Here is a simplified version of what I'm trying to do:
Name .Date ..Created ....Modified ..Job
John ..5/5/2003 5/10/2003 .300
Pete ..5/8/2003 5/15/2003 .315 delete me!
Pete ..5/8/2003 5/15/2003 5/17/2003 315
Sam ..7/7/2003 7/10/2003 7/15/2003 .350 delete me!
Sam ..7/7/2003 7/10/2003 7/18/2003 .350
I am hoping to come up with a query that will ..
Figure out the records in which all fields match except the MODIFIED field. Where this happens I want to do the following:
1) Delete one of the records that matches but has a blank MODIFIED field
2) Delete one of the records that matches but has a MODIFIED field that is greater than a previous MODIFIED field (Record was modified and then modified again)
There are about 110,000 stored on a SQL Server table and there are very few duplicates.

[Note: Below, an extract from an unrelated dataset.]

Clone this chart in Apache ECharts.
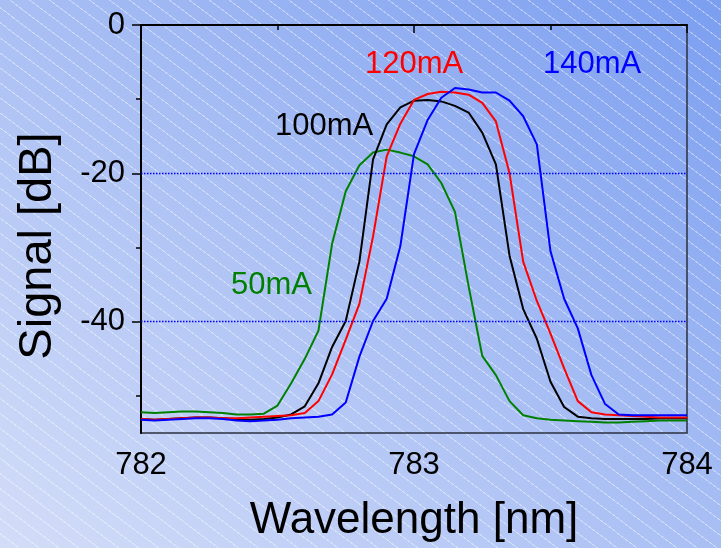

If I pull all records that I don't want deleted, it will take a very long time to update these records that are already stored on the table.
I decided to run some performance tests just for shits.

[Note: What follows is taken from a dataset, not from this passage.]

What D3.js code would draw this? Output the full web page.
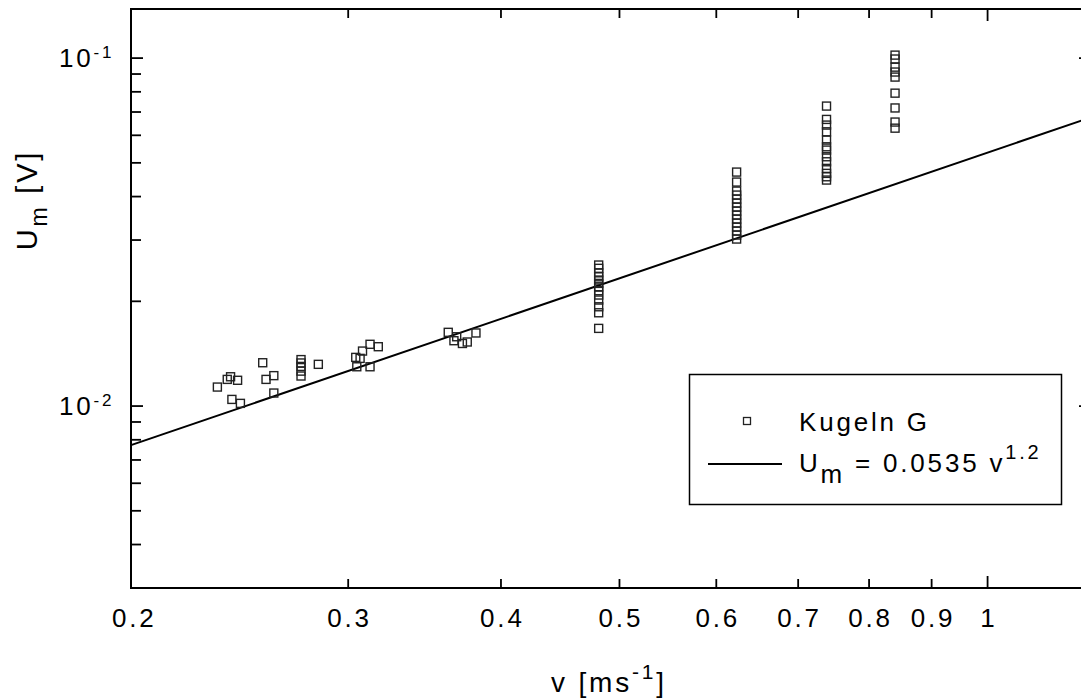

I created a table using this script:
CREATE TABLE #temp (f1 INT, f2 INT)
DECLARE @x INT
DECLARE @rx INT
SET @x = 1
WHILE @x < 110000
SET @rx = ROUND(RAND() * 100, 0)
INSERT INTO #temp(f1, f2)
VALUES (@x, @rx)
SET @x = @x + 1
So now I have a 110,000 record table with one field ranging 1-110,000 and another field of random numbers ranging from 0 to 100.

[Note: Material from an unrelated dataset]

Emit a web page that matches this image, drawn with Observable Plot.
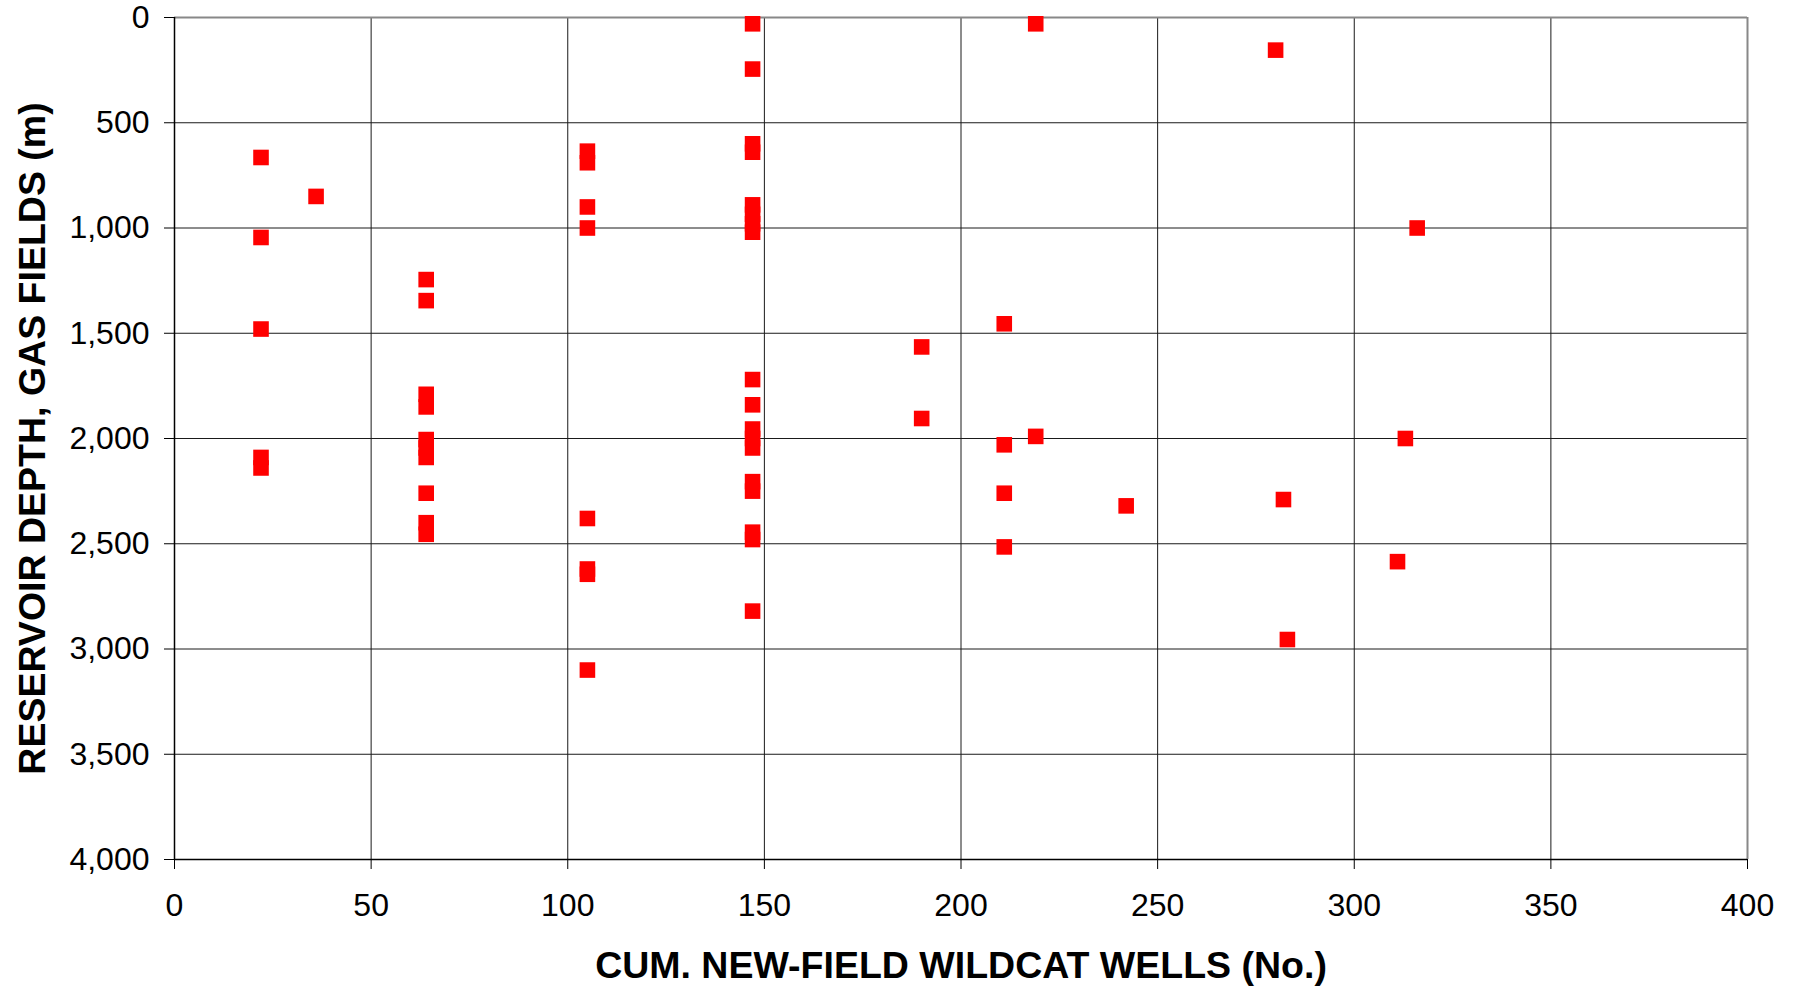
<!DOCTYPE html>
<html>
<head>
<meta charset="utf-8">
<script src="https://cdn.jsdelivr.net/npm/d3@7"></script>
<script src="https://cdn.jsdelivr.net/npm/@observablehq/plot@0.6"></script>
<style>
  html, body { margin: 0; padding: 0; background: #fff; }
</style>
</head>
<body>
<div id="chart"></div>
<script>
// Cumulative new-field wildcat wells (x) and reservoir depth of gas fields in metres (y)
const wells = [
  22, 22, 22, 22, 22,
  36,
  64, 64, 64, 64, 64, 64, 64, 64, 64, 64,
  105, 105, 105, 105, 105, 105, 105, 105,
  147, 147, 147, 147, 147, 147, 147, 147, 147, 147, 147, 147, 147, 147, 147, 147, 147, 147,
  190, 190,
  211, 211, 211, 211,
  219, 219,
  242,
  280, 282, 283,
  311, 313, 316
];
const depths = [
  665, 1045, 1480, 2090, 2140,
  850,
  1245, 1345, 1790, 1850, 2005, 2045, 2090, 2260, 2400, 2455,
  635, 690, 900, 1000, 2380, 2620, 2645, 3100,
  30, 245, 600, 640, 890, 935, 980, 1020, 1720, 1840, 1955, 2000, 2045, 2205, 2250, 2445, 2480, 2820,
  1565, 1905,
  1455, 2030, 2260, 2515,
  30, 1990,
  2320,
  155, 2290, 2955,
  2585, 2000, 1000
];
const xTicks = [0, 50, 100, 150, 200, 250, 300, 350, 400];
const yTicks = [0, 500, 1000, 1500, 2000, 2500, 3000, 3500, 4000];
const xTitle = "CUM. NEW-FIELD WILDCAT WELLS (No.)";
const yTitle = "RESERVOIR DEPTH, GAS FIELDS (m)";

const points = wells.map((w, i) => ({wells: w, depth: depths[i]}));

const font = "'Liberation Sans', Arial, Helvetica, sans-serif";

const chart = Plot.plot({
  width: 1795,
  height: 986,
  marginLeft: 174,
  marginRight: 48,
  marginTop: 17,
  marginBottom: 127,
  style: {fontFamily: font, fontSize: "32px", color: "#000", background: "#fff"},
  x: {domain: [0, 400]},
  y: {domain: [0, 4000], reverse: true},
  marks: [
    Plot.gridX(xTicks, {stroke: "#1a1a1a", strokeOpacity: 1, strokeWidth: 1}),
    Plot.gridY(yTicks, {stroke: "#1a1a1a", strokeOpacity: 1, strokeWidth: 1}),
    Plot.ruleY([0], {stroke: "#888", strokeWidth: 2}),
    Plot.ruleX([400], {stroke: "#888", strokeWidth: 2}),
    Plot.ruleX([0], {stroke: "#000", strokeWidth: 1.5}),
    Plot.ruleY([4000], {stroke: "#000", strokeWidth: 1.5}),
    Plot.axisX(xTicks, {tickSize: 10, tickPadding: 24, label: null, fontSize: 32, stroke: "#000"}),
    Plot.axisY(yTicks, {tickSize: 10, tickPadding: 15, label: null, fontSize: 32, tickFormat: d3.format(","), stroke: "#000"}),
    Plot.dot(points, {x: "wells", y: "depth", symbol: "square", r: 8.8, fill: "#ff0000", stroke: null}),
    Plot.text([xTitle], {text: d => d, frameAnchor: "bottom", dy: 106, textAnchor: "middle", lineAnchor: "middle", fontSize: 37.5, fontWeight: "bold", fill: "#000"}),
    Plot.text([yTitle], {text: d => d, frameAnchor: "left", dx: -141.5, rotate: -90, textAnchor: "middle", lineAnchor: "middle", fontSize: 37.5, fontWeight: "bold", fill: "#000"})
  ]
});
document.getElementById("chart").appendChild(chart);
</script>
</body>
</html>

This query takes about 28 seconds (give or take a second) to execute.
Then I ran this query, which is identicle to the one you said you have a performance issue with:
SELECT * FROM #temp WHERE f1 = (SELECT MAX(f1) FROM #temp t1 WHERE t1.f2=#temp.f2)
DROP TABLE #temp
As expected, this query returned 101 records with the highest f1 value for a given f2 random value.
This query took 1 second to run, including the drop. Now granted, I probably recieved a nominal performance gain using a temp table, regardless, I don't think 1-2 seconds is so bad. If 2 seconds is STILL not good enough, you could compile the whole thing into an sp and regain a little time.